Types of Data Extraction
There are two types of data extraction techniques:
1. Logical
This type of extraction is again of two sub-types:
- Full extraction: All data is extracted at the same time, directly from the source without the need for additional logical/technological information. It is used when data must be extracted and loaded for the first time. This extraction reflects the current data available in the source system.
- Incremental extraction: The changes in source data are tracked since the last successful extraction given by the time stamp, and the changes are incrementally extracted and loaded.
2. Physical Extraction
When source systems have certain restrictions or limitations such as being outdated, logical extraction is impossible and data can only be extracted by Physical Extractions. There are two kinds of physical extractions:
- Online Extraction: There is direct data capture from the source system to the warehouse. This entails a direct connection between the source system and the final repository. The extracted data is more structured than the source data.

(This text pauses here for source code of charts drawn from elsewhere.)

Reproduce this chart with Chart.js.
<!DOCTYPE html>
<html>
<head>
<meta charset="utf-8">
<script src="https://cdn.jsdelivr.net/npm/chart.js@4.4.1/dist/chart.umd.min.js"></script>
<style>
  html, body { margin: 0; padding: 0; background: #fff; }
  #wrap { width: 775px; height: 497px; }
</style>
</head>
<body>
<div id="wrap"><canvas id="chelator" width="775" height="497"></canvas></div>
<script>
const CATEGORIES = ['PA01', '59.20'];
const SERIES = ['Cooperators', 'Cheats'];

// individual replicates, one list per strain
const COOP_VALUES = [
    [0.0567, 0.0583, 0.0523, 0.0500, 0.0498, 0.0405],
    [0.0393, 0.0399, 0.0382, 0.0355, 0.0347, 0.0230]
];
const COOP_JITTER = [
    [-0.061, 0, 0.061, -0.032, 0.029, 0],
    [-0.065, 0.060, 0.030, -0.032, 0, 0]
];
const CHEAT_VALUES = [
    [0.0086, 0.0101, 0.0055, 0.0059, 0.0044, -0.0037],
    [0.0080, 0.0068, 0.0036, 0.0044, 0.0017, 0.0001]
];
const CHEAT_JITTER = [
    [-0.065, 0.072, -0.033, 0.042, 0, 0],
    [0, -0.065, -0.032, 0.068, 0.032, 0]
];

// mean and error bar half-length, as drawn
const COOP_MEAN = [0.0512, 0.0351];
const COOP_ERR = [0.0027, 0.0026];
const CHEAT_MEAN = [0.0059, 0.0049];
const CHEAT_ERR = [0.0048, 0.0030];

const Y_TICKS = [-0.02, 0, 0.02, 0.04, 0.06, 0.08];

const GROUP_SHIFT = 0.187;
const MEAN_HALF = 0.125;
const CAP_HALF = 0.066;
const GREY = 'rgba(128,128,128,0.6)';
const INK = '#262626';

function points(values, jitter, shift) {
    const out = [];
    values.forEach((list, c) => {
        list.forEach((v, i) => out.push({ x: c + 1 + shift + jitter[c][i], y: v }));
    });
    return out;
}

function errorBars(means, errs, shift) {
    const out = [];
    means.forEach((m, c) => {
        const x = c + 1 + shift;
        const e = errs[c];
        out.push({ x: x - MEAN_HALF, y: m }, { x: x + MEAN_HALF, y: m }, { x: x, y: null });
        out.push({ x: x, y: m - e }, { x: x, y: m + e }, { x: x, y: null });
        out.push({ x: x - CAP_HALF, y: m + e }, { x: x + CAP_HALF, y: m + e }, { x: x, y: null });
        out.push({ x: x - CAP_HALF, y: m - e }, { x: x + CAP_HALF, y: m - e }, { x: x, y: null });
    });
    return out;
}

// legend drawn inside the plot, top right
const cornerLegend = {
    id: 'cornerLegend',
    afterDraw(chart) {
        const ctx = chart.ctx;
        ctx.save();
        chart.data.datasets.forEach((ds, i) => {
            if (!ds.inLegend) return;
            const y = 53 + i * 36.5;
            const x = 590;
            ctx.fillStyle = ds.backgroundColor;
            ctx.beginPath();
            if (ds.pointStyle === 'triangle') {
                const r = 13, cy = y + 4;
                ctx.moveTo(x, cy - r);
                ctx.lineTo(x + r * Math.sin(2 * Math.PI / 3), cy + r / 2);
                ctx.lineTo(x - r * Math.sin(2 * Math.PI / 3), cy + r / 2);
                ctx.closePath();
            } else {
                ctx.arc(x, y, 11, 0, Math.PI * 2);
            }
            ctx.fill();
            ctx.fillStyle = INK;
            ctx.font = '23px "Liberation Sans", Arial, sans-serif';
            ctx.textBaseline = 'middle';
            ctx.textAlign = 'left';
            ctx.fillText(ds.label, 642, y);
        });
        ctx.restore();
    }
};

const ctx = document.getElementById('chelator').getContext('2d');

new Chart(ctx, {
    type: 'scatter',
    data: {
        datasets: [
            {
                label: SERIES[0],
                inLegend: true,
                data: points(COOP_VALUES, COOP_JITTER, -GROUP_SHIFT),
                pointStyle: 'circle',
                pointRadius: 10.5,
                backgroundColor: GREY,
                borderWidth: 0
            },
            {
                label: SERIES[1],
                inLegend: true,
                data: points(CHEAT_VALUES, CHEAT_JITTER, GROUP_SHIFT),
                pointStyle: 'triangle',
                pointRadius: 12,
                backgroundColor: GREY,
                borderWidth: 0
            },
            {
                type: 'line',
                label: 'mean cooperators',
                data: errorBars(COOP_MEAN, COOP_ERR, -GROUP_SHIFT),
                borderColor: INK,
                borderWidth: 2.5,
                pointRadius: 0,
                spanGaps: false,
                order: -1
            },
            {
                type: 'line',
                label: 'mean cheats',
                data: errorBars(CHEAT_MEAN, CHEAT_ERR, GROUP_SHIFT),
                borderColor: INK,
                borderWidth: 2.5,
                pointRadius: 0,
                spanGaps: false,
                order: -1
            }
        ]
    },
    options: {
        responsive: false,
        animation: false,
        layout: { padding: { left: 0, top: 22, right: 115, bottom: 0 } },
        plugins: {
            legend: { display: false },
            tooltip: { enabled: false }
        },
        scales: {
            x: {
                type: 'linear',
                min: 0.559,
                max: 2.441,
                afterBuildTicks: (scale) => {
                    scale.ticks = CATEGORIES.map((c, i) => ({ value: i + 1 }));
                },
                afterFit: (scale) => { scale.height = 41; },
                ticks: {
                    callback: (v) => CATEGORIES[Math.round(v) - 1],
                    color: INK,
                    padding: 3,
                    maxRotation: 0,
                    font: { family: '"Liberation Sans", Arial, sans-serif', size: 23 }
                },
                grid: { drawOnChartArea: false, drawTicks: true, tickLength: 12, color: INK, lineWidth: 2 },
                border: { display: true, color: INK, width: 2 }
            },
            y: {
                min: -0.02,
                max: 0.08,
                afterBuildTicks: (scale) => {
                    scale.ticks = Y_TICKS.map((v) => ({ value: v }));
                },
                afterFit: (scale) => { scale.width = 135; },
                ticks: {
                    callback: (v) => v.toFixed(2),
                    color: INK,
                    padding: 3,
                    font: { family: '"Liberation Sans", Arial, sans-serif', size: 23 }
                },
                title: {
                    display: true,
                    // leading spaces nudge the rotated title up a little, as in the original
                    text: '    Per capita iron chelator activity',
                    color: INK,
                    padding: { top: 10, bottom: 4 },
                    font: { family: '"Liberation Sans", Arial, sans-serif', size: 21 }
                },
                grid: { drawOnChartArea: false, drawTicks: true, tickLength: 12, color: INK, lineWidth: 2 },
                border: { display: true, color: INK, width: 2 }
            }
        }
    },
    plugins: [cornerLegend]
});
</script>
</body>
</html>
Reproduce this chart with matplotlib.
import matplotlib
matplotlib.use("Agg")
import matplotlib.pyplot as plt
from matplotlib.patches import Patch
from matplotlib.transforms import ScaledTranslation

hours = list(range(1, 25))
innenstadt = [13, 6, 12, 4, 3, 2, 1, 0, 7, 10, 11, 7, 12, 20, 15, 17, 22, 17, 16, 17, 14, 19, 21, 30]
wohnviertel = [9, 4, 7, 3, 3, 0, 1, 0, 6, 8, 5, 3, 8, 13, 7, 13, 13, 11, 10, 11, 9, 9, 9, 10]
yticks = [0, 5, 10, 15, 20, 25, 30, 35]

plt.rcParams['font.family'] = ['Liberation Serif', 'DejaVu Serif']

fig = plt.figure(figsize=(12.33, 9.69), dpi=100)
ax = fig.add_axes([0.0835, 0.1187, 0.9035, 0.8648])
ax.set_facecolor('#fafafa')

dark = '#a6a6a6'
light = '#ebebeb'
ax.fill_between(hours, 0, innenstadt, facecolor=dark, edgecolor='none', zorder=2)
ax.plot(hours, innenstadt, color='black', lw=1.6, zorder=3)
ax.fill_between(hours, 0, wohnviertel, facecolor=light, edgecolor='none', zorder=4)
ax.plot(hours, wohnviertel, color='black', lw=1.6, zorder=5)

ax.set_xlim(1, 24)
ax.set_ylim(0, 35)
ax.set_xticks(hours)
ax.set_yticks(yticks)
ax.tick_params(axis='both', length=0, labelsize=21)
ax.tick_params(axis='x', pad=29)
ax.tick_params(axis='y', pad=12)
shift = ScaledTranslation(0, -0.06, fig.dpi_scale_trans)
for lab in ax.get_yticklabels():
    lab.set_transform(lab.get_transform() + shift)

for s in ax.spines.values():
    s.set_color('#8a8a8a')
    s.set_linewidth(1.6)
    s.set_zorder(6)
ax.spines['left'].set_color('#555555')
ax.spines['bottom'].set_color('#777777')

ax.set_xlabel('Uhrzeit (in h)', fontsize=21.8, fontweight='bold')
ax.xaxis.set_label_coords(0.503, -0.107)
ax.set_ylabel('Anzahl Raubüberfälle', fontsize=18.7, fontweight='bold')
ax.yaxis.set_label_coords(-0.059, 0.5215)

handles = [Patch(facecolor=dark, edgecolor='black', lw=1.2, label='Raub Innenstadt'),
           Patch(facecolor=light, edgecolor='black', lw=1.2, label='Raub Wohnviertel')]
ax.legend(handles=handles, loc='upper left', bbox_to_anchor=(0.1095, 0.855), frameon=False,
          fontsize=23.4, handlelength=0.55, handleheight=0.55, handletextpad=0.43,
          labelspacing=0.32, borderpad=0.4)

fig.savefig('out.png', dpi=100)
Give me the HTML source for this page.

- Offline Extraction: Data extraction takes place outside the source system. The data in such processes can either be structured by itself or structured via extraction routines.
Uses of extracted data
Data professionals can analyze extracted data and use it for various types of business intelligence. The aim of extracting and analyzing data is to improve business performance in a variety of different ways. Some typical uses for extracted data are as follows:
Marketing intelligence
Extracted data can help you to understand your customers better. This way you can tailor your products, services, and marketing according to your target audience. Your website and social media channels could be used to gather marketing data, while surveys or other forms of research could also help to gather this type of data.
Sales insights
Data related to sales could help you to understand the demand for your products. For example, you can identify seasonal trends and find ways to improve the sales process. It can also help you to monitor the performance of your sales teams or identify your best and worst-performing branches or offices.
Improving production
Feedback on your production processes could help you to make new efficiencies that may increase your profit margins. This type of process performance data could measure your manufacturing output. It’s used to identify weaknesses in the supply chain or highlight potential improvements to your freight operations.
Improving services
There are numerous ways a business can gather data to help improve services. Survey data, including customer satisfaction surveys, could gather information from target audiences and customers. Website usage data can also help to assess the online customer journey and identify weaknesses or gaps in your current offering.
Reviewing finances
The monitoring of financial data can help businesses make potentially significant savings and increase the efficiency of their spending. Financial data could also relate to sales and billings. It can help your finance team to assess the company’s financial performance on an ongoing basis.
Conclusion
By answering “What is data extraction?” you can understand the importance of gathering data for any business worldwide. Collecting unstructured and structured data is the backbone of any organization that seeks to improve efficiency and create optimal strategies. Simply extracting data is not enough. Besides its role in a complete data integration process for ETL, extracted data must be scanned and redacted to keep them from falling into the wrong hands. Mishandling data can lead to significant losses in revenue and reputation.